August 6, 2022

Amazon sent an AWS Snowcone device into orbit aboard the ISS

Amazon.com Inc. revealed today at its re:Mars conference that it has launched one of its AWS Snowcone compute and storage devices into orbit, as part of Axiom Space Inc’s latest mission to the International Space Station.

Snowcones are special devices designed to work in rugged, mobile and disconnected environments, bringing on-premises processing capabilities with multiple layers of encryption. Amazon said the one sent into space was a standard off-the-shelf device that had gone through months of testing by the National Aeronautics and Space Administration to get it certified.

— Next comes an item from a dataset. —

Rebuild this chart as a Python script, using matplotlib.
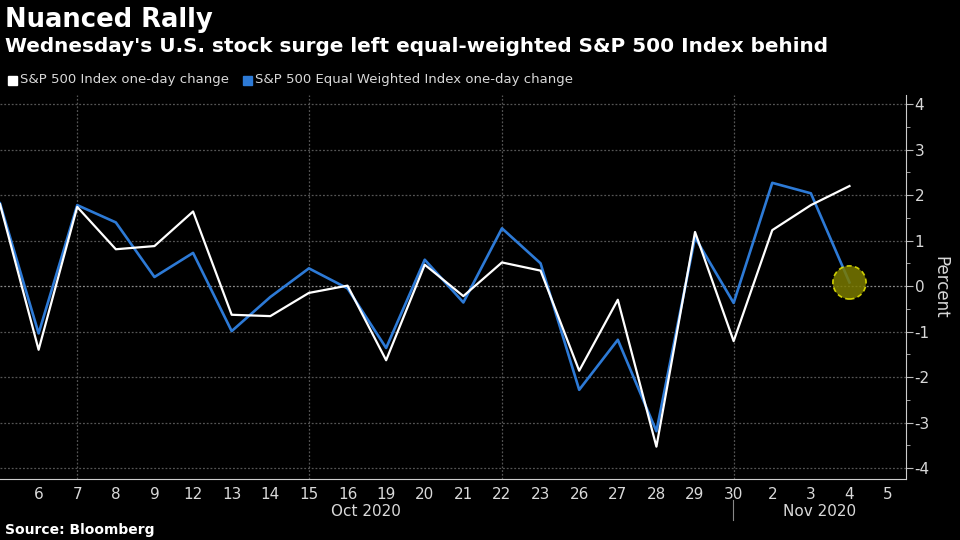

Amazon said the Snowcone underwent five months of NASA thermal, vacuum, acoustic and vibration testing before it could be approved for the mission. However, no radiation test was necessary, as the Snowcone was deployed in a shielded environment within the ISS.

Once the device was delivered to the space station, it was then connected to the ISS systems. Later, the team behind the project downloaded an object detection machine learning model and ran it for the duration of Axiom’s mission.

The Snowcone experiment was just one of 25 carried out by Axiom as part of its mission. Clint Crosier, director of aerospace and satellites at AWS, explained that as part of the mission, astronauts had to take photos of all the new equipment on board the ISS, as well as everything that was returned to Earth. The object detection model played a role in cataloging each of these items.

The mission was more of a demonstration, but the results are useful. In space, bandwidth is limited because the ISS has minimal infrastructure. Amazon explained that traditional computing resources are bound by human spaceflight conditions, while data transport lanes are heavily congested.

This means that astronauts usually have to send the data and images they collect back to Earth for processing. It’s not so bad in near-Earth orbit, but on future missions to the Moon and Mars there will be significant delays in sending data home given the huge distances involved.

As such, having state-of-the-art computing capability on board could prove extremely useful. Thus, lessons learned from this mission can be applied to subsequent missions, Amazon said.

“AWS is committed to eliminating traditional barriers encountered in a space environment, including latency and bandwidth limitations,” Crosier said. “Performing image analysis close to the source of the data, in orbit, is a huge benefit as it can improve response times and allow the crew to focus on other critical tasks. This demonstration will help our teams assess how we can make edge processing available to crews for future space missions.